Zika Virus Further information
The ITAA has been advised the information below by ECTAA, Group of European Travel Agents’ and Tour Operators’ Associations within the EU. Information supplied 4th of February 2016.
- Countries / territories affected:
For an updated list of countries or territories with reported confirmed autochthonous cases of Zika virus infection, please consult the website of the European Centre for Disease Prevention and Control (ECDC).
- European response:
The European Commission has decided to convene a meeting of the Health Security Committee on 9 February to discuss it. Discussions will be informed by the updated risk analysis published by the European Centre for Disease Prevention and Control (ECDC) on 22 January. At that time, the ECDC said that “the risk of transmission of Zika virus infection is extremely low in the EU during winter season” as the climatic conditions are not suitable for the activity of the mosquito that carries the virus. As of 28 January 2016, no autochthonous Zika virus transmission has been reported in the EU (only a number of travel-related imported cases have been reported in EU countries).

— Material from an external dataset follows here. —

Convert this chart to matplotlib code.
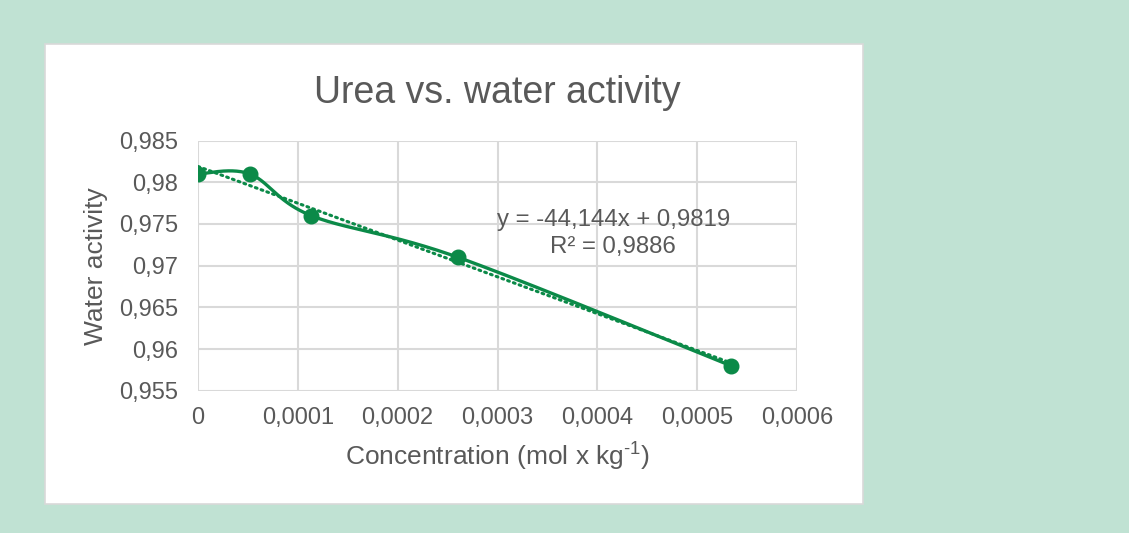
import numpy as np
import matplotlib.pyplot as plt
from matplotlib.patches import Rectangle

plt.rcParams['font.family'] = ['Liberation Sans', 'DejaVu Sans']
plt.rcParams['mathtext.fontset'] = 'custom'
plt.rcParams['mathtext.rm'] = 'Liberation Sans'

# measurements
conc = [0.0, 0.0000518, 0.0001134, 0.0002605, 0.0005337]
aw = [0.981, 0.981, 0.976, 0.971, 0.958]

# linear trendline
slope = -44.144
intercept = 0.9819
r2 = 0.9886

x_ticks = [0, 0.0001, 0.0002, 0.0003, 0.0004, 0.0005, 0.0006]
y_ticks = [0.955, 0.96, 0.965, 0.97, 0.975, 0.98, 0.985]

green = '#0b8a48'
txt = '#595959'
grid = '#d9d9d9'


def smooth(xs, ys, n=60):
    # Catmull-Rom style bezier through the points, ends duplicated
    p = np.column_stack([xs, ys])
    p = np.vstack([p[0], p, p[-1]])
    out = []
    for i in range(1, len(p) - 2):
        p0, p1, p2, p3 = p[i - 1], p[i], p[i + 1], p[i + 2]
        c1 = p1 + (p2 - p0) / 6
        c2 = p2 - (p3 - p1) / 6
        t = np.linspace(0, 1, n)[:, None]
        seg = ((1 - t) ** 3) * p1 + 3 * ((1 - t) ** 2) * t * c1 + 3 * (1 - t) * t ** 2 * c2 + t ** 3 * p2
        out.append(seg)
    out = np.vstack(out)
    return out[:, 0], out[:, 1]


def comma(v, fmt):
    return (fmt % v).replace('.', ',')


fig = plt.figure(figsize=(11.29, 5.33), dpi=100)
fig.patch.set_facecolor('#c0e2d3')
panel = Rectangle((45 / 1129, 1 - 504 / 533), 818 / 1129, 460 / 533,
                  transform=fig.transFigure, facecolor='white',
                  edgecolor=grid, linewidth=1.2, zorder=-5)
fig.add_artist(panel)

ax = fig.add_axes([198 / 1129, 1 - 390.7 / 533, 599 / 1129, 250.1 / 533])
ax.set_zorder(2)
ax.set_facecolor('none')

sx, sy = smooth(conc, aw)
ax.plot(sx, sy, color=green, linewidth=2.4, zorder=3)
ax.plot(conc, aw, 'o', color=green, markersize=10.5, zorder=4)

tx = np.array([min(conc), max(conc)])
ax.plot(tx, slope * tx + intercept, color=green, linewidth=2.2,
        linestyle=(0, (0.6, 1.4)), dash_capstyle='round', zorder=2)

ax.set_xlim(0, 0.0006)
ax.set_ylim(0.955, 0.985)
ax.set_xticks(x_ticks)
ax.set_yticks(y_ticks)
ax.set_xticklabels([comma(v, '%g') if v == 0 else comma(v, '%.4f') for v in x_ticks])
ax.set_yticklabels([comma(v, '%g') for v in y_ticks])
ax.tick_params(length=0, colors=txt, labelsize=17)
ax.tick_params(axis='x', pad=12)
ax.tick_params(axis='y', pad=14.5)
ax.grid(True, color=grid, linewidth=1.5)
ax.set_axisbelow(True)
for s in ax.spines.values():
    s.set_visible(False)

ax.set_title('Urea vs. water activity', fontsize=27, color=txt, pad=27)
ax.set_xlabel('Concentration (mol x kg$^{\\mathregular{\u20101}}$)', fontsize=19, color=txt, labelpad=7)
ax.set_ylabel('Water activity', fontsize=19, color=txt, labelpad=8)

ax.text(0.000416, 0.97548, 'y = %sx + %s' % (comma(slope, '%.3f'), comma(intercept, '%.4f')),
        ha='center', va='center', fontsize=17.3, color=txt)
ax.text(0.000416, 0.97224, 'R² = %s' % comma(r2, '%.4f'),
        ha='center', va='center', fontsize=17.3, color=txt)

fig.savefig('out.png', dpi=100, facecolor=fig.get_facecolor())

In addition to the meeting of experts, the Commission has proposed to make €10 million available from the EU budget as a matter of urgency for research into the virus.
- Travel advice issued by Member States:
As on 3 February 2016, at least 13 European countries advise pregnant women against travel or to consider deferring travel to (some/all) countries affected by Zika. 7 European countries advise caution.

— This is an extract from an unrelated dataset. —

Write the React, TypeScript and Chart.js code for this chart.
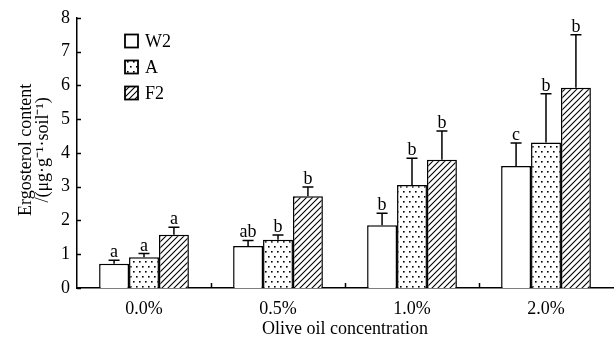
import React, { useEffect, useRef } from "react";
import { Chart, registerables } from "chart.js";

Chart.register(...registerables);

const categories = ["0.0%", "0.5%", "1.0%", "2.0%"];
const seriesNames = ["W2", "A", "F2"];
const W2 = [0.72, 1.24, 1.86, 3.61];
const W2err = [0.1, 0.17, 0.35, 0.68];
const A = [0.91, 1.43, 3.05, 4.31];
const Aerr = [0.11, 0.14, 0.79, 1.44];
const F2 = [1.58, 2.72, 3.8, 5.93];
const F2err = [0.22, 0.27, 0.85, 1.57];
const W2letters = ["a", "ab", "b", "c"];
const Aletters = ["a", "b", "b", "b"];
const F2letters = ["a", "b", "b", "b"];
const yTitle = ["Ergosterol content", "/(\u03bcg\u00b7g\u207b\u00b9\u00b7soil\u207b\u00b9)"];
const xTitle = "Olive oil concentration";

const FONT = "'Liberation Serif', 'Times New Roman', serif";

function dotPattern(ctx: CanvasRenderingContext2D) {
  const c = document.createElement("canvas");
  c.width = 6;
  c.height = 10;
  const g = c.getContext("2d")!;
  g.fillStyle = "#fff";
  g.fillRect(0, 0, 6, 10);
  g.fillStyle = "#000";
  g.fillRect(1, 1, 1.6, 1.6);
  g.fillRect(4, 6, 1.6, 1.6);
  return ctx.createPattern(c, "repeat")!;
}

function hatchPattern(ctx: CanvasRenderingContext2D) {
  const s = 6;
  const c = document.createElement("canvas");
  c.width = s;
  c.height = s;
  const g = c.getContext("2d")!;
  g.fillStyle = "#fff";
  g.fillRect(0, 0, s, s);
  g.strokeStyle = "#000";
  g.lineWidth = 1.1;
  g.beginPath();
  g.moveTo(-1, s + 1);
  g.lineTo(s + 1, -1);
  g.moveTo(-1, 1);
  g.lineTo(1, -1);
  g.moveTo(s - 1, s + 1);
  g.lineTo(s + 1, s - 1);
  g.stroke();
  return ctx.createPattern(c, "repeat")!;
}

export default function App() {
  const ref = useRef<HTMLCanvasElement>(null);
  useEffect(() => {
    const canvas = ref.current!;
    const ctx = canvas.getContext("2d")!;
    const fills: (string | CanvasPattern)[] = ["#fff", dotPattern(ctx), hatchPattern(ctx)];
    const errs = [W2err, Aerr, F2err];
    const letters = [W2letters, Aletters, F2letters];

    const extras = {
      id: "extras",
      afterDatasetsDraw(chart: any) {
        const c = chart.ctx as CanvasRenderingContext2D;
        const area = chart.chartArea;
        const ys = chart.scales.y;
        c.save();
        c.strokeStyle = "#000";
        c.fillStyle = "#000";
        c.lineWidth = 1.5;
        // inner ticks on y
        for (let v = 0; v <= 8; v++) {
          const y = Math.round(ys.getPixelForValue(v)) + 0.5;
          c.beginPath();
          c.moveTo(area.left, y);
          c.lineTo(area.left + 4, y);
          c.stroke();
        }
        // inner ticks on x at category boundaries
        const catW = (area.right - area.left) / categories.length;
        for (let i = 1; i < categories.length; i++) {
          const x = Math.round(area.left + catW * i) + 0.5;
          c.beginPath();
          c.moveTo(x, area.bottom);
          c.lineTo(x, area.bottom - 5);
          c.stroke();
        }
        // error bars and letters
        c.font = `18px ${FONT}`;
        c.textAlign = "center";
        c.textBaseline = "alphabetic";
        chart.data.datasets.forEach((ds: any, di: number) => {
          const meta = chart.getDatasetMeta(di);
          meta.data.forEach((bar: any, i: number) => {
            const x = bar.x;
            const top = ys.getPixelForValue(ds.data[i]);
            const et = ys.getPixelForValue(ds.data[i] + errs[di][i]);
            c.lineWidth = 1.5;
            c.beginPath();
            c.moveTo(x, top);
            c.lineTo(x, et);
            c.moveTo(x - 5.5, et);
            c.lineTo(x + 5.5, et);
            c.stroke();
            c.fillText(letters[di][i], x, et - 3);
          });
        });
        // axis titles
        c.font = `18px ${FONT}`;
        c.textBaseline = "middle";
        c.textAlign = "center";
        const cy = (area.top + area.bottom) / 2 - 3;
        c.save();
        c.translate(26, cy);
        c.rotate(-Math.PI / 2);
        c.fillText(yTitle[0], 0, 0);
        c.restore();
        c.save();
        c.translate(43, cy);
        c.rotate(-Math.PI / 2);
        c.fillText(yTitle[1], 0, 0);
        c.restore();
        c.fillText(xTitle, (area.left + area.right) / 2, 329);
        // legend
        c.font = `18px ${FONT}`;
        c.textAlign = "left";
        const lx = 125;
        const ly = [41, 67, 93];
        seriesNames.forEach((n, i) => {
          const y0 = ly[i] - 6.5;
          c.fillStyle = fills[i] as any;
          c.fillRect(lx, y0, 13, 13);
          c.lineWidth = 1.8;
          c.strokeStyle = "#000";
          c.strokeRect(lx, y0, 13, 13);
          c.fillStyle = "#000";
          c.fillText(n, lx + 20, ly[i] + 1);
        });
        c.restore();
      },
    };

    const chart = new Chart(ctx, {
      type: "bar",
      data: {
        labels: categories,
        datasets: [W2, A, F2].map((d, i) => ({
          label: seriesNames[i],
          data: d,
          backgroundColor: fills[i] as any,
          borderColor: "#000",
          borderWidth: 1.5,
          borderSkipped: "bottom",
          categoryPercentage: 0.67,
          barPercentage: 1.0,
        })),
      },
      options: {
        responsive: false,
        animation: false,
        layout: { padding: { top: 15, right: 1, left: 0, bottom: 0 } },
        plugins: { legend: { display: false }, tooltip: { enabled: false } },
        scales: {
          x: {
            grid: { display: false, drawTicks: false },
            border: { display: true, color: "#000", width: 1.5 },
            ticks: { color: "#000", font: { family: FONT, size: 18 }, padding: 10 },
            afterFit: (s: any) => {
              s.height = 55;
            },
          },
          y: {
            min: 0,
            max: 8,
            grid: { display: false, drawTicks: false },
            border: { display: true, color: "#000", width: 1.5 },
            ticks: { stepSize: 1, color: "#000", font: { family: FONT, size: 18 }, padding: 7 },
            afterFit: (s: any) => {
              s.width = 77;
            },
          },
        },
      },
      plugins: [extras],
    });
    return () => chart.destroy();
  }, []);
  return (
    <div style={{ position: "fixed", left: 0, top: 0, width: 614, height: 343, background: "#fff" }}>
      <canvas ref={ref} width={614} height={343} />
    </div>
  );
}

- Statements from international health and tourism organisations:
WHO has announced a Public Health Emergency of International Concern.
ECDC suggests a number of options for public health authorities, among other:
– Advise all travellers to affected areas to take protective measures to prevent mosquito bites, including during the day.
– Advise travellers with immune disorders or severe chronic illnesses to seek medical advice before travelling.
– Advise pregnant women and women who are trying to become pregnant, to discuss travel plans with their healthcare providers and to consider postponing their travel to affected areas, especially to areas with increasing or widespread transmission.
UNWTO recalls that according to WHO there should be no restrictions on travel with the affected areas and that travellers to areas with Zika virus transmission should be provided with up to date advice on potential risks and appropriate measures to reduce the possibility of exposure to mosquito bites.
- Industry response:
WTTC has stated that “most airlines, cruise lines and tour operators from originating countries are being flexible, by offering alternative plans or refunds to pregnant women and their families who prefer not to travel to affected areas at this time.”